The North Korean regime abducted Megumi in Japan in 1977 and Kim Young-nam at Seonnyudo Island Beach, Gunsan, Northern Jeolla Province, in 1978 with an intention to train them to conduct spy activities against South Korea. Megumi was a middle-school girl and Kim Young-nam was a high-school student by the time they were abducted. It’s so like the North Korean regime that it kidnapped adolescents who were supposed to grow under the care of parents and sought to turn them into spies. Even now, when it voices a slogan like, “We are brethrens,” the North Korean regime still sticks to its vision to reunify the Korean Peninsula by spreading communism in the southern half of the peninsula.

Megumi, who was brought up in the hands of a North Korean spy agency against South Korea, married Kim Young-nam. The two had a daughter, Kim Hye-gyeong. Japan discovered these facts through dogged investigations. However, North Korea still refuses to tell the truth, repeatedly saying that Megumi is dead and with regard to Kim Young-nam, making an excuse that Kim is a “special agent.” It might be because the North Korean regime feels fearful of the consequences of telling the truth because they are well aware that what they did was an atrocity against humanity.

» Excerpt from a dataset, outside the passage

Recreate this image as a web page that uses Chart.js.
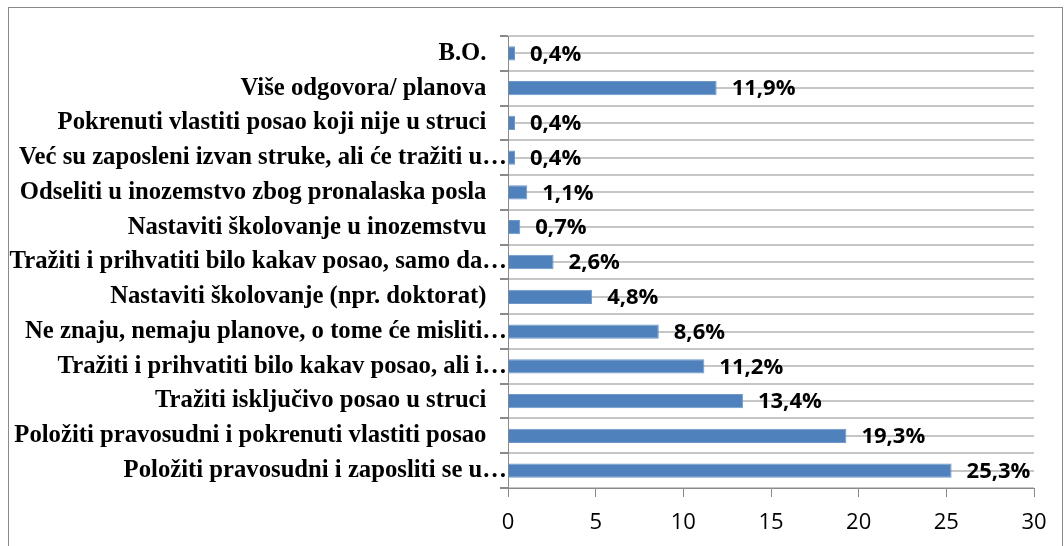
<!DOCTYPE html>
<html>
<head>
<meta charset="utf-8">
<script src="https://cdn.jsdelivr.net/npm/chart.js@4/dist/chart.umd.min.js"></script>
<style>
  body { margin: 0; background: #fff; }
  .frame { position: absolute; left: 8px; top: 7px; width: 1053px; height: 600px; border: 1px solid #8a8a8a; }
  .wrap { position: absolute; left: 0; top: 0; width: 1064px; height: 546px; }
</style>
</head>
<body>
<div class="frame"></div>
<div class="wrap"><canvas id="planChart"></canvas></div>
<script>
// kategorije od vrha prema dnu
const categories = [
    'B.O.',
    'Više odgovora/ planova',
    'Pokrenuti vlastiti posao koji nije u struci',
    'Već su zaposleni izvan struke, ali će tražiti u…',
    'Odseliti u inozemstvo zbog pronalaska posla',
    'Nastaviti školovanje u inozemstvu',
    'Tražiti i prihvatiti bilo kakav posao, samo da…',
    'Nastaviti školovanje (npr. doktorat)',
    'Ne znaju, nemaju planove, o tome će misliti…',
    'Tražiti i prihvatiti bilo kakav posao, ali i…',
    'Tražiti isključivo posao u struci',
    'Položiti pravosudni i pokrenuti vlastiti posao',
    'Položiti pravosudni i zaposliti se u…'
]
const percentages = [0.4, 11.9, 0.4, 0.4, 1.1, 0.7, 2.6, 4.8, 8.6, 11.2, 13.4, 19.3, 25.3]
const xTicks = [0, 5, 10, 15, 20, 25, 30]

const fmt = v => v.toFixed(1).replace('.', ',') + '%'

const valueLabels = {
    id: 'valueLabels',
    afterDatasetsDraw(chart) {
        const ctx = chart.ctx
        const meta = chart.getDatasetMeta(0)
        ctx.save()
        ctx.font = 'bold 22px "Open Sans"'
        ctx.fillStyle = '#000'
        ctx.textAlign = 'left'
        ctx.textBaseline = 'middle'
        meta.data.forEach((bar, i) => {
            ctx.fillText(fmt(percentages[i]), bar.x + 15, bar.y + 1)
        })
        ctx.restore()
    }
}

const ctx = document.getElementById('planChart').getContext('2d')
const planChart = new Chart(ctx, {
    type: 'bar',
    data: {
        labels: categories,
        datasets: [{
            data: percentages,
            backgroundColor: '#4f81bd',
            borderColor: '#6f97c9',
            borderWidth: 1,
            borderSkipped: 'start',
            barPercentage: 0.41,
            categoryPercentage: 1
        }]
    },
    options: {
        indexAxis: 'y',
        responsive: true,
        maintainAspectRatio: false,
        animation: false,
        layout: { padding: { top: 36, right: 30, left: 0, bottom: 0 } },
        plugins: { legend: { display: false }, tooltip: { enabled: false } },
        scales: {
            x: {
                min: 0,
                max: 30,
                afterBuildTicks: s => { s.ticks = xTicks.map(v => ({ value: v })) },
                ticks: { font: { family: 'Open Sans', size: 22 }, color: '#000', padding: 13 },
                grid: { drawOnChartArea: false, drawTicks: true, tickLength: 9, color: '#8a8a8a' },
                border: { color: '#8a8a8a' },
                afterFit: s => { s.height = 58 }
            },
            y: {
                grid: { offset: true, color: '#c6c6c6', lineWidth: 2, tickLength: 8, tickColor: '#8a8a8a' },
                border: { color: '#8a8a8a', width: 1 },
                ticks: {
                    font: { family: '"Liberation Serif", "Times New Roman", serif', size: 24.7, weight: 'bold' },
                    color: '#000',
                    padding: -7,
                    callback: function (v) {
                        const l = this.getLabelForValue(v)
                        return l.endsWith('…') ? l : l + '\u2002\u2006\u2006'
                    }
                },
                afterFit: s => { s.width = 508 }
            },
            yMid: {
                type: 'category',
                position: 'left',
                offset: true,
                grid: { offset: false, color: '#c6c6c6', lineWidth: 2, drawTicks: false },
                border: { display: false },
                ticks: { display: false },
                afterFit: s => { s.width = 0 }
            }
        }
    },
    plugins: [valueLabels]
})
</script>
</body>
</html>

However, the tragedy of the Yokotas and the Kims is only the tip of the iceberg of crimes committed by North Korea.

Unfortunately, however, the Korean government is busy protecting the North Korean regime from criticism and turning a blind eye to the truth, let alone investigating and pressing the North Korean regime about its crimes against humanity. On the contrary, the Japanese government is thoroughly investigating the cases of Japanese abductees and piling pressure on North Korea for the sake of the protection of its own people and sovereignty. Mr. Yokota’s visit to Korea is also fully supported by the Embassy of Japan in Korea.

In sharp contrast, the Korean government has not yet even asked North Korea to confirm whether Kim Young-nam is alive, or not. The current administration remains so ignorant of the life and safety of abductees, Korean people who should be protected by the nation, while repeatedly re-examining human rights violations committed in the process of industrialization of the nation. The moral and political double standard of this administration is almost disgusting.